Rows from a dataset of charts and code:
+--

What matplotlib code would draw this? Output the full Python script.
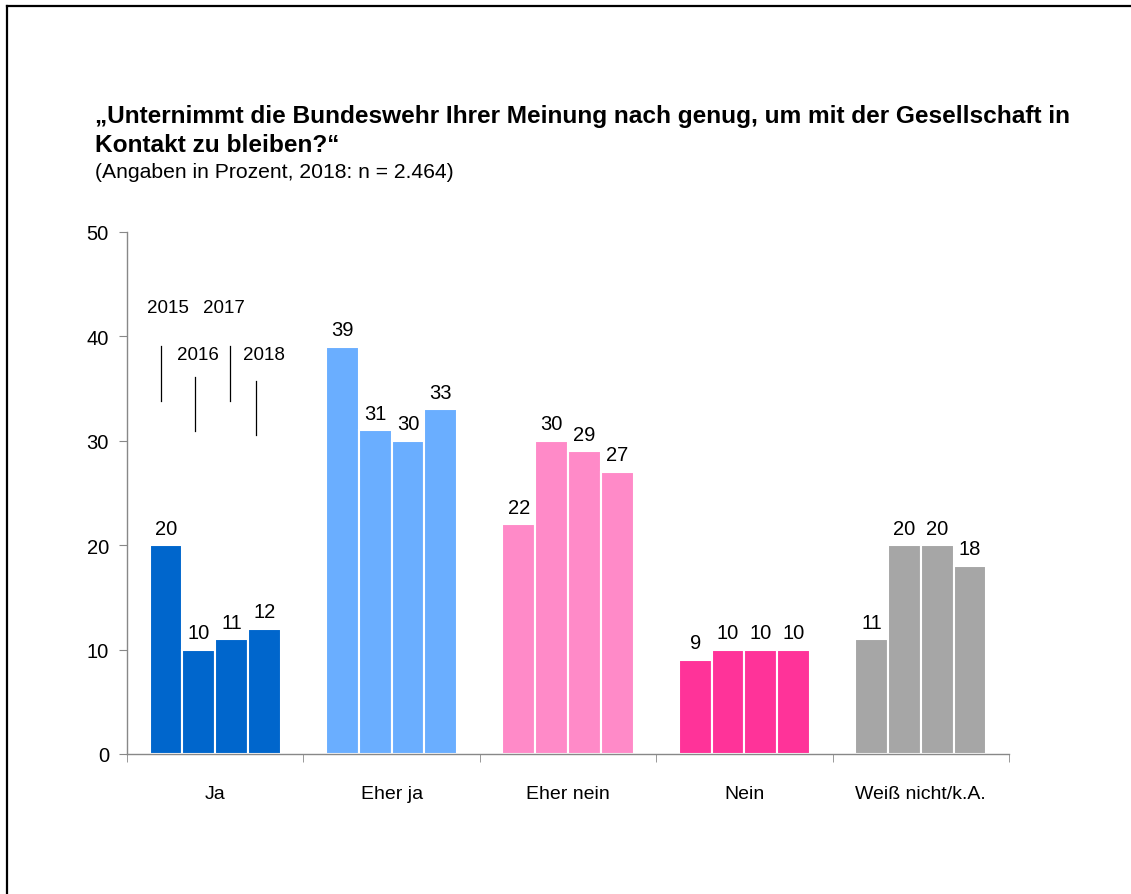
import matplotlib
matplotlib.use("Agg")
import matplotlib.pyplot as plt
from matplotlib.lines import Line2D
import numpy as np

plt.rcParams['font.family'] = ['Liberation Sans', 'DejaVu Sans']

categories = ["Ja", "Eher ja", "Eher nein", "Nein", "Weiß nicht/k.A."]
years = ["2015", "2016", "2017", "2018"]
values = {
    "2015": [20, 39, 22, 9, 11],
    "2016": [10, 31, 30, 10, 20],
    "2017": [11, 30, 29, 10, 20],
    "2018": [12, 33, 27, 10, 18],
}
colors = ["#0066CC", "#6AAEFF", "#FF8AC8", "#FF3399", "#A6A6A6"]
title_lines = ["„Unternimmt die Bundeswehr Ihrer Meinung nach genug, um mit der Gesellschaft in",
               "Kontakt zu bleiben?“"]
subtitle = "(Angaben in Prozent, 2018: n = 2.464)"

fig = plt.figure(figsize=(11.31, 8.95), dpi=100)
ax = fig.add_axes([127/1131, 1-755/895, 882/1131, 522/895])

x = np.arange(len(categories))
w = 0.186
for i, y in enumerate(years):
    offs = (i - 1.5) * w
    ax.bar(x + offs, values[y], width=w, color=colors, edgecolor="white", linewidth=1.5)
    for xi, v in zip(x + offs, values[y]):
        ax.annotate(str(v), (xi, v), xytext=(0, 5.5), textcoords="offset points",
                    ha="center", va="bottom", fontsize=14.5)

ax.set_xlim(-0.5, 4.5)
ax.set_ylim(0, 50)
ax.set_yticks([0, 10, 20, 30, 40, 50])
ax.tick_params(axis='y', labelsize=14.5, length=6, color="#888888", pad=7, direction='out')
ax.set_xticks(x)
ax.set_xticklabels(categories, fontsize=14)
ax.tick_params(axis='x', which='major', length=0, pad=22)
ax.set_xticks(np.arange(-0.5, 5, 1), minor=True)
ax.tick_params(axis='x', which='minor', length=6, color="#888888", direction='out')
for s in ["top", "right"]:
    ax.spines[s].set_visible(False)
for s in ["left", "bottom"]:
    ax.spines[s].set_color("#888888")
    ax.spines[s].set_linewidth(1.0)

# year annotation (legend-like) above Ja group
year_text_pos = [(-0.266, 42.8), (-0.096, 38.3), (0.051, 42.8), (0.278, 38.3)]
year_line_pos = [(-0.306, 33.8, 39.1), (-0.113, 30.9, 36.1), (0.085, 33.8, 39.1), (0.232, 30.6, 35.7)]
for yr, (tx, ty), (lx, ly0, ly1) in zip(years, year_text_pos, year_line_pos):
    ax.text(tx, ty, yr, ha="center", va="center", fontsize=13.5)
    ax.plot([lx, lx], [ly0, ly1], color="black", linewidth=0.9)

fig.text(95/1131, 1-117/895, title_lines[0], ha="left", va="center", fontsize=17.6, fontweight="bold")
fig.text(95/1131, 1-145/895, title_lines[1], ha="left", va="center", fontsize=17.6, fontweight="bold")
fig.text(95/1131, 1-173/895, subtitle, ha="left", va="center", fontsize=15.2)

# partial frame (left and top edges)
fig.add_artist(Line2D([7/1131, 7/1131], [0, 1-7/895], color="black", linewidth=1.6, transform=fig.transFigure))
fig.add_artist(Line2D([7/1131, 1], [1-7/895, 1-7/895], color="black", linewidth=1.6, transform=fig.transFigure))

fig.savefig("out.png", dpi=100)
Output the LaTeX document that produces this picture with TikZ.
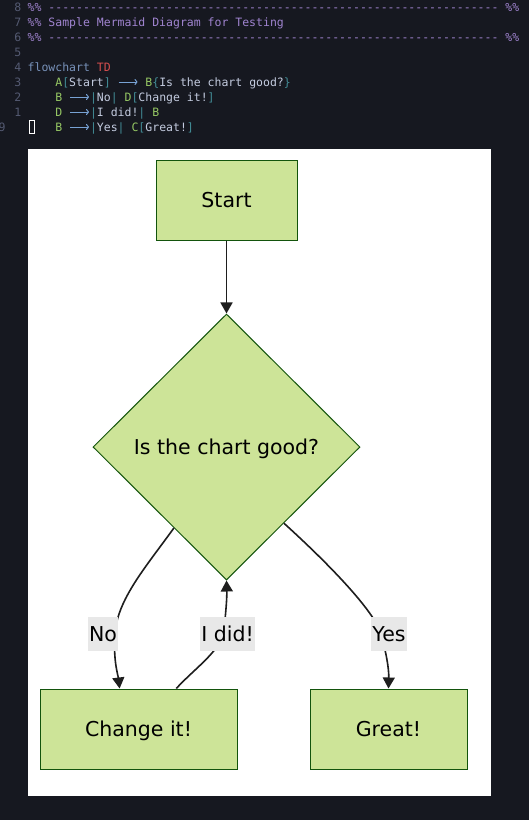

+--

What this task involves: All lines from the start of the entries through the one with "plt.rcParams['font.family'] = ['Liberation" are to be output exactly; omit the pictures.

Answer in full:
What matplotlib code would draw this? Output the full Python script.
import matplotlib
matplotlib.use("Agg")
import matplotlib.pyplot as plt
from matplotlib.lines import Line2D
import numpy as np

plt.rcParams['font.family'] = ['Liberation Sans', 'DejaVu Sans']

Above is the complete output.